**EXERCISE TASK:** Pictures stay out. Extract the lines below from the first one through the line with "minimum width=123, minimum", both included.

**MATERIAL PROVIDED:**
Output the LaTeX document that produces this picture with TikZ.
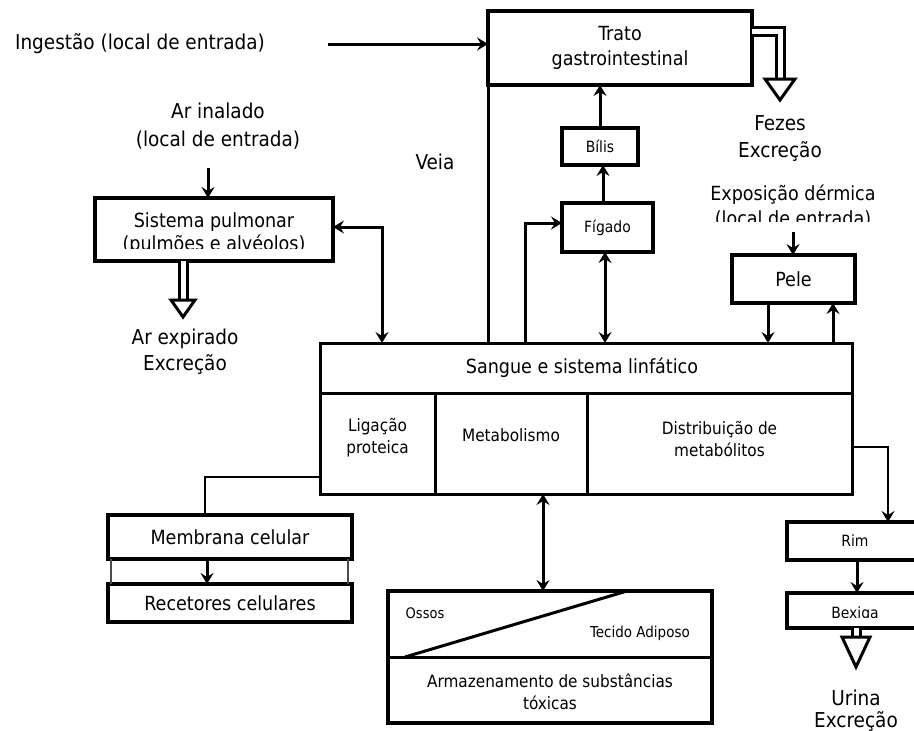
\documentclass[tikz,border=0pt]{standalone}
\usepackage{fontspec}
\setmainfont{DejaVu Sans Condensed}
\usetikzlibrary{arrows.meta}

\newcommand\lblsize{\fontsize{20.5}{27}\selectfont}
\newcommand\boxsize{\fontsize{19.5}{25}\selectfont}
\newcommand\cellsize{\fontsize{17}{22}\selectfont}
\newcommand\smallsize{\fontsize{15.5}{18}\selectfont}

\begin{document}
\begin{tikzpicture}[x=1pt,y=-1pt,
  >={Stealth[length=11pt,width=13pt,inset=4pt]},
  box/.style={draw, line width=3.5pt, inner sep=0pt, outer sep=0pt, align=center, fill=white, font=\boxsize},
  lbl/.style={inner sep=0pt, align=center, font=\lblsize},
  txt/.style={inner sep=0pt, align=center, font=\boxsize},
  cell/.style={inner sep=0pt, align=center, font=\cellsize},
  small/.style={inner sep=0pt, align=center, font=\smallsize},
  conn/.style={line width=3pt, ->},
  link/.style={line width=2.5pt},
  hollow/.style={line width=3pt, double=white, double distance=5pt, line join=miter},
  headtri/.style={line width=3pt, fill=white, line join=miter},
  thin/.style={line width=1.5pt, black!70}]

\useasboundingbox (0,0) rectangle (914,731);

% ---- gastrointestinal branch ----
\node[lbl] (ingest) at (140,44) {Ingestão (local de entrada)};
\coordinate (ingestend) at (328,44);
\node[box, minimum width=264, minimum height=74] (trato) at (620,48) {Trato\\gastrointestinal};
\node[lbl] (fezes) at (780,138.5) {Fezes\\Excreção};
\node[lbl] (veia) at (435,162) {Veia};
\node[box, font=\smallsize, minimum width=76, minimum height=37] (bilis) at (600,146.5) {Bílis};
\node[box, font=\smallsize, minimum width=91, minimum height=49] (figado) at (607.5,227.5) {Fígado};

% ---- skin ----
\node[txt] (expo) at (793,195) {Exposição dérmica};
\begin{scope}
  \clip (680,206) rectangle (910,221);
  \node[txt] (expo2) at (793,219) {(local de entrada)};
\end{scope}
\coordinate (expoarr) at (793,232);
\node[box, minimum width=123, minimum height=48] (pele) at (793.5,279) {Pele};

% ---- lungs ----
\node[lbl, font=\fontsize{20.5}{28}\selectfont] (inalado) at (218,126) {Ar inalado\\(local de entrada)};
\coordinate (inalarr) at (208,168);
\node[box, minimum width=238, minimum height=63] (pulm) at (214,229.5) {};
\node[txt] (pulmtxt) at (214,222) {Sistema pulmonar};
\begin{scope}
  \clip (100,232) rectangle (330,248);
  \node[txt] (pulmtxt2) at (214,245) {(pulmões e alvéolos)};
\end{scope}
\node[lbl, font=\fontsize{20.5}{26}\selectfont] (expirado) at (185,352) {Ar expirado\\Excreção};

% ---- blood and lymph ----
\node[draw, line width=3pt, inner sep=0pt, outer sep=0pt, minimum width=532, minimum height=151] (sangue) at (586,418.5) {};
\draw[line width=3pt] (sangue.west |- 0,393) -- (sangue.east |- 0,393);
\draw[line width=3pt] (435,393) -- (sangue.south -| 435,0);
\draw[line width=3pt] (587,393) -- (sangue.south -| 587,0);
\node[txt] (sangtxt) at (582,368) {Sangue e sistema linfático};
\node[cell] (ligacao) at (377.5,438) {Ligação\\proteica};
\node[cell] (metab) at (511,435) {Metabolismo};
\node[cell] (distrib) at (719.5,439) {Distribuição de\\metabólitos};

% ---- cells ----
\node[box, minimum width=244, minimum height=44] (membrana) at (230,537) {Membrana celular};
\node[box, minimum width=244, minimum height=38] (recetores) at (230,603) {Recetores celulares};
\draw[thin] (membrana.south -| 111,0) -- (recetores.north -| 111,0);
\draw[thin] (membrana.south -| 348,0) -- (recetores.north -| 348,0);

% ---- storage ----
\node[box, minimum width=324, minimum height=132] (store) at (550,657) {};
\draw[line width=3pt] (store.west |- 0,657) -- (store.east |- 0,657);
\draw[line width=3pt] (405,657) -- (store.north -| 627,0);
\node[small, font=\fontsize{14.5}{17}\selectfont] (ossos) at (425,613) {Ossos};
\node[small, font=\fontsize{15}{17}\selectfont] (adiposo) at (640,633) {Tecido Adiposo};
\node[cell] (armaz) at (550,691.5) {Armazenamento de substâncias\\tóxicas};

% ---- kidney ----
\node[box, font=\smallsize, minimum width=136, minimum height=38] (rim) at (855,541) {Rim};
\node[box, minimum width=136, minimum height=35] (bexiga) at (855,610.5) {};
\begin{scope}
  \clip (790,597) rectangle (920,617);
  \node[small] (bexigatxt) at (855,614) {Bexiga};
\end{scope}
\node[lbl, font=\fontsize{20.5}{22}\selectfont] (urina) at (856,711) {Urina\\Excreção};

% ---- connectors ----
\draw[conn] (ingestend) -- (trato.west |- ingestend);
\draw[line width=3pt] (sangue.north -| trato.west) -- (trato.south west);
\draw[conn] (bilis.north) -- (trato.south -| bilis.north);
\draw[conn] (figado.north -| 603,0) -- (bilis.south -| 603,0);
\draw[conn, <->] (figado.south -| 605,0) -- (sangue.north -| 605,0);
\draw[conn] (sangue.north -| 525,0) |- (figado.west |- 0,223);
\draw[conn] (expoarr) -- (pele.north -| expoarr);
\draw[conn] (pele.south -| 768,0) -- (sangue.north -| 768,0);
\draw[conn] (sangue.north -| 833,0) -- (pele.south -| 833,0);
\draw[conn] (inalarr) -- (pulm.north -| inalarr);
\draw[conn, <->] (pulm.east |- 0,227) -| (sangue.north -| 382,0);
\draw[link] (sangue.west |- 0,477) -| (membrana.north -| 205,0);
\draw[conn] (membrana.south -| 207,0) -- (recetores.north -| 207,0);
\draw[conn, <->] (sangue.south -| 543,0) -- (store.north -| 543,0);
\draw[conn, line width=2.5pt] (sangue.east |- 0,447) -| (rim.north -| 888,0);
\draw[conn] (rim.south -| 857,0) -- (bexiga.north -| 857,0);

% ---- hollow excretion arrows ----
\coordinate (fezcorner) at (780,31.5);
\coordinate (fezhead) at (780,79);
\draw[hollow] (trato.east |- fezcorner) -- (fezcorner) -- (fezhead);
\draw[headtri] (765,79) -- (795,79) -- (780,100) -- cycle;

\coordinate (exphead) at (183,300);
\draw[hollow] (pulm.south -| exphead) -- (exphead);
\draw[headtri] (171,300) -- (195,300) -- (183,317) -- cycle;

\coordinate (urhead) at (856,637);
\draw[hollow] (bexiga.south -| urhead) -- (urhead);
\draw[headtri] (842,637) -- (870,637) -- (856,667) -- cycle;
\end{tikzpicture}
\end{document}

**ANSWER IN FULL:**
Output the LaTeX document that produces this picture with TikZ.
\documentclass[tikz,border=0pt]{standalone}
\usepackage{fontspec}
\setmainfont{DejaVu Sans Condensed}
\usetikzlibrary{arrows.meta}

\newcommand\lblsize{\fontsize{20.5}{27}\selectfont}
\newcommand\boxsize{\fontsize{19.5}{25}\selectfont}
\newcommand\cellsize{\fontsize{17}{22}\selectfont}
\newcommand\smallsize{\fontsize{15.5}{18}\selectfont}

\begin{document}
\begin{tikzpicture}[x=1pt,y=-1pt,
  >={Stealth[length=11pt,width=13pt,inset=4pt]},
  box/.style={draw, line width=3.5pt, inner sep=0pt, outer sep=0pt, align=center, fill=white, font=\boxsize},
  lbl/.style={inner sep=0pt, align=center, font=\lblsize},
  txt/.style={inner sep=0pt, align=center, font=\boxsize},
  cell/.style={inner sep=0pt, align=center, font=\cellsize},
  small/.style={inner sep=0pt, align=center, font=\smallsize},
  conn/.style={line width=3pt, ->},
  link/.style={line width=2.5pt},
  hollow/.style={line width=3pt, double=white, double distance=5pt, line join=miter},
  headtri/.style={line width=3pt, fill=white, line join=miter},
  thin/.style={line width=1.5pt, black!70}]

\useasboundingbox (0,0) rectangle (914,731);

% ---- gastrointestinal branch ----
\node[lbl] (ingest) at (140,44) {Ingestão (local de entrada)};
\coordinate (ingestend) at (328,44);
\node[box, minimum width=264, minimum height=74] (trato) at (620,48) {Trato\\gastrointestinal};
\node[lbl] (fezes) at (780,138.5) {Fezes\\Excreção};
\node[lbl] (veia) at (435,162) {Veia};
\node[box, font=\smallsize, minimum width=76, minimum height=37] (bilis) at (600,146.5) {Bílis};
\node[box, font=\smallsize, minimum width=91, minimum height=49] (figado) at (607.5,227.5) {Fígado};

% ---- skin ----
\node[txt] (expo) at (793,195) {Exposição dérmica};
\begin{scope}
  \clip (680,206) rectangle (910,221);
  \node[txt] (expo2) at (793,219) {(local de entrada)};
\end{scope}
\coordinate (expoarr) at (793,232);
\node[box, minimum width=123, minimum height=48] (pele) at (793.5,279) {Pele};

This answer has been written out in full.